TEAM:  Children’s Hospital Los Angeles’ Nurses at the Special Olympics World Games
SUBMITTED BY: Nancy Blake, PhD, RN, CCRN, NEA-BC, FAAN, patient care services director in critical care, and Anna Kitabjian, BSN RN CPN PHN, staff nurse and Vicki Cho Estrada

Los Angeles was the host city to the 2015 Special Olympics World Games. It was billed as “the largestsports and humanitarian event anywhere in the world in 2015.” While other health care organizations gave contributed supplies and volunteers, Children’s Hospital Los Angeles was the definite backbone of healthcare support for the 2015 Games. Our hospital offered and coordinated volunteer medical services for the competing athletes at the game venues across the greater Los Angeles area.

Nursing leadership administration knew seeking medical volunteers for the 2015 Special Olympics World Games would generate interest from staff. But did not know their inboxes would be inundated with messages. More than 100 nurses responded to the email inviting nursing participation in the games.

Nursing administration and the orthopedic clinic staff coordinated nearly 140 clinical medical volunteers (nurses, doctors, nurse practitioners, surgeons and athletic trainers) to triage care. A staff nurse coordinated and scheduled hospital volunteer nurses representing all areas of the hospital, including the Emergency Department, Surgical Admitting and Float Pool, who provided first aid to athletes participating in the games.

In addition to giving their time during the games, our hospital’s volunteers attended orientation and information sessions to review protocols and procedures; likely medical scenarios such as sprains, strains and contusions; and potential medical challenges, including seizures and cardiac issues. The athletes, all of whom have intellectual disabilities, also often have some type of medical issue, so staff had to be prepared for anything. Coordination of the hospital’s involvement with the Special Olympics began in spring 2014.

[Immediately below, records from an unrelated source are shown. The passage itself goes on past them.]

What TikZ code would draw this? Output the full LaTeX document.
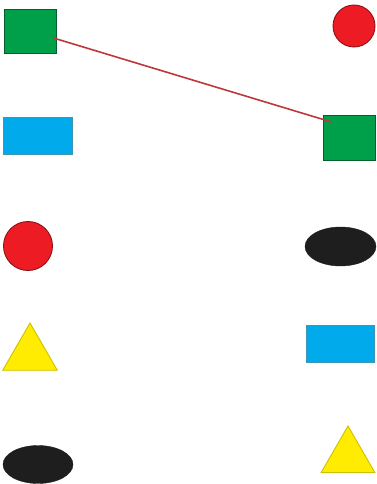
\documentclass[tikz,border=0pt]{standalone}
\usepackage{tikz}
\usetikzlibrary{shapes.geometric}
\definecolor{sqgreen}{RGB}{0,160,75}
\definecolor{rcblue}{RGB}{0,170,235}
\definecolor{ccred}{RGB}{237,28,36}
\definecolor{trylw}{RGB}{255,236,0}
\definecolor{elblk}{RGB}{30,30,30}
\definecolor{lnred}{RGB}{190,55,60}

\begin{document}
\begin{tikzpicture}[x=1pt,y=-1pt,
  sq/.style={rectangle,fill=sqgreen,draw=sqgreen!60!black,line width=0.9pt,inner sep=0pt,minimum width=52pt,minimum height=44pt},
  rc/.style={rectangle,fill=rcblue,draw=rcblue!50!gray,line width=0.9pt,inner sep=0pt,minimum width=69pt,minimum height=37pt},
  cc/.style={circle,fill=ccred,draw=ccred!60!black,line width=0.9pt,inner sep=0pt},
  tr/.style={regular polygon,regular polygon sides=3,fill=trylw,draw=trylw!60!olive,line width=0.9pt,inner sep=0pt},
  el/.style={ellipse,fill=elblk,draw=elblk,inner sep=0pt,minimum width=70pt,minimum height=38pt}]
  \useasboundingbox (0,0) rectangle (376,484);
  % left column
  \node (gl) [sq] at (30,31.5) {};
  \node (bl) [rc] at (38,136) {};
  \node (rl) [cc,minimum size=49pt] at (28,246) {};
  \node (yl) [tr,minimum size=63pt] at (30,354.5) {};
  \node (kl) [el] at (38,464.5) {};
  % right column
  \node (rr) [cc,minimum size=42pt] at (354,26) {};
  \node (gr) [sq,minimum height=45pt] at (349,137.5) {};
  \node (kr) [el,minimum width=71pt,minimum height=39pt] at (340.5,246.5) {};
  \node (br) [rc,minimum width=68pt] at (340,343.5) {};
  \node (yr) [tr,minimum size=62pt] at (348,457) {};
  % match line
  \draw[lnred,line width=1.6pt] ([xshift=-3pt,yshift=-6.5pt]gl.east) -- ([xshift=9pt,yshift=15.5pt]gr.west);
\end{tikzpicture}
\end{document}
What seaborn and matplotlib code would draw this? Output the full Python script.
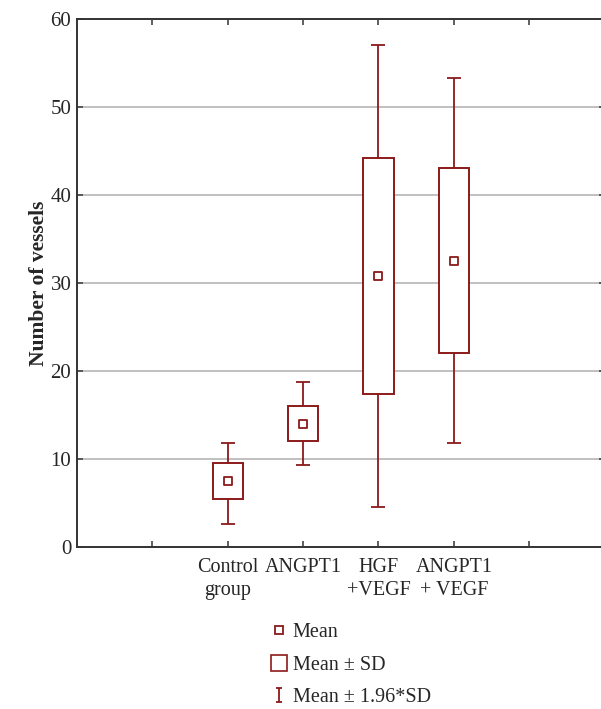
import numpy as np
import matplotlib
matplotlib.use('Agg')
import matplotlib.pyplot as plt
from matplotlib.lines import Line2D
from matplotlib.path import Path
import seaborn as sns

# values
groups = ['Control\ngroup', 'ANGPT1', 'HGF\n+VEGF', 'ANGPT1\n+ VEGF']
mean = [7.5, 14.0, 30.8, 32.5]
sd_lo = [5.4, 12.1, 17.4, 22.0]
sd_hi = [9.5, 16.0, 44.2, 43.1]
ci_lo = [2.6, 9.3, 4.5, 11.8]
ci_hi = [11.8, 18.7, 57.0, 53.3]

red = '#8b1a1a'

sns.set_theme(style='ticks')
plt.rcParams['font.family'] = ['Liberation Serif', 'DejaVu Serif']
plt.rcParams['font.size'] = 14.5

fig = plt.figure(figsize=(6.01, 7.09), dpi=100)
ax = fig.add_axes([0.128, 0.2285, 0.878, 0.7447])

pos = np.arange(len(groups))
mean_a = np.array(mean)

# whiskers (mean +- 1.96*SD)
ax.errorbar(pos, mean_a, yerr=[mean_a - np.array(ci_lo), np.array(ci_hi) - mean_a],
            fmt='none', ecolor=red, elinewidth=1.3, capsize=5, capthick=1.3, zorder=2)
# boxes (mean +- SD)
ax.bar(pos, np.array(sd_hi) - np.array(sd_lo), bottom=sd_lo, width=0.4,
       facecolor='white', edgecolor=red, linewidth=1.4, zorder=3)
# means
sns.scatterplot(x=pos, y=mean, marker='s', s=30, facecolor='white',
                edgecolor=red, linewidth=1.3, zorder=4, ax=ax)

ax.set_xlim(-2, 5)
ax.set_ylim(0, 60)
ax.set_yticks(np.arange(0, 61, 10))
ax.set_xticks(np.arange(-1, 5))
ax.set_xticklabels([''] + groups + [''], linespacing=1.3)
ax.yaxis.grid(True, color='#b5b5b5', linewidth=1.2)
ax.set_axisbelow(True)
ax.tick_params(direction='in', top=True, right=True, length=4, width=1.2,
               color='#444444', labelsize=14.5)
ax.tick_params(axis='x', pad=8)
ax.tick_params(axis='y', pad=4, labelsize=15)
for s in ax.spines.values():
    s.set_color('#333333')
    s.set_linewidth(1.4)
ax.set_ylabel('Number of vessels', fontsize=15.5, fontweight='bold', labelpad=1)

# legend
ibeam = Path([(-0.4, -1), (0.4, -1), (0, -1), (0, 1), (-0.4, 1), (0.4, 1)],
             [Path.MOVETO, Path.LINETO, Path.MOVETO, Path.LINETO, Path.MOVETO, Path.LINETO])
handles = [
    Line2D([], [], ls='none', marker='s', ms=5.4, mfc='white', mec=red, mew=1.3),
    Line2D([], [], ls='none', marker='s', ms=11, mfc='white', mec=red, mew=1.2),
    Line2D([], [], ls='none', marker=ibeam, ms=10, mec=red, mew=1.3),
]
labels = ['Mean', 'Mean \u00b1 SD', 'Mean \u00b1 1.96*SD']
fig.legend(handles, labels, loc='center left', bbox_to_anchor=(0.4315, 0.062),
           frameon=False, borderpad=0, handlelength=1.0, handletextpad=0.15,
           labelspacing=0.66, fontsize=14.5)

fig.savefig('out.png', dpi=100)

The outcome of the outreach was that all three venues that our hospital was responsible for were completely and appropriately staffed during the entire week of the Olympic Games. All of the staff was thoroughly trained and able to handle anything and everything that arose during the games. Nurses cared for lacerations, bee stings, dehydration, hypoglycemia, trauma, abrasions, fevers, and panic attacks. Almost all the athletes were able to be cared for and return to the games.

One athlete in particular was a golfer and had a major problem with acquiring severe blisters that interfered with his golf game. One of the nurses took it upon herself to find the perfect type of blister band aids for him that would protect his hands and give him the ability to golf without constant pain. Each day all week, this athlete would come to the medical tent and ask for his blisters to be wrapped by the nurses. Each day, the blisters were wrapped on all of his fingers multiple times a day. He came with a smile, and he left with a smile.

At the end of the tournament and Olympic Games, this athlete had won gold! It was an amazing experience to know that the nurses that volunteered at the games could play such a large role in this special needs athlete winning gold in the world games. He came to the medical tent after the awards ceremony to show all the nurses his gold medal and take pictures with all his nurses, including the nurse who found him the special band aids at the beginning. He had the biggest smile on and was a huge reminder why we do what we do as nurses, and what we all can achieve together.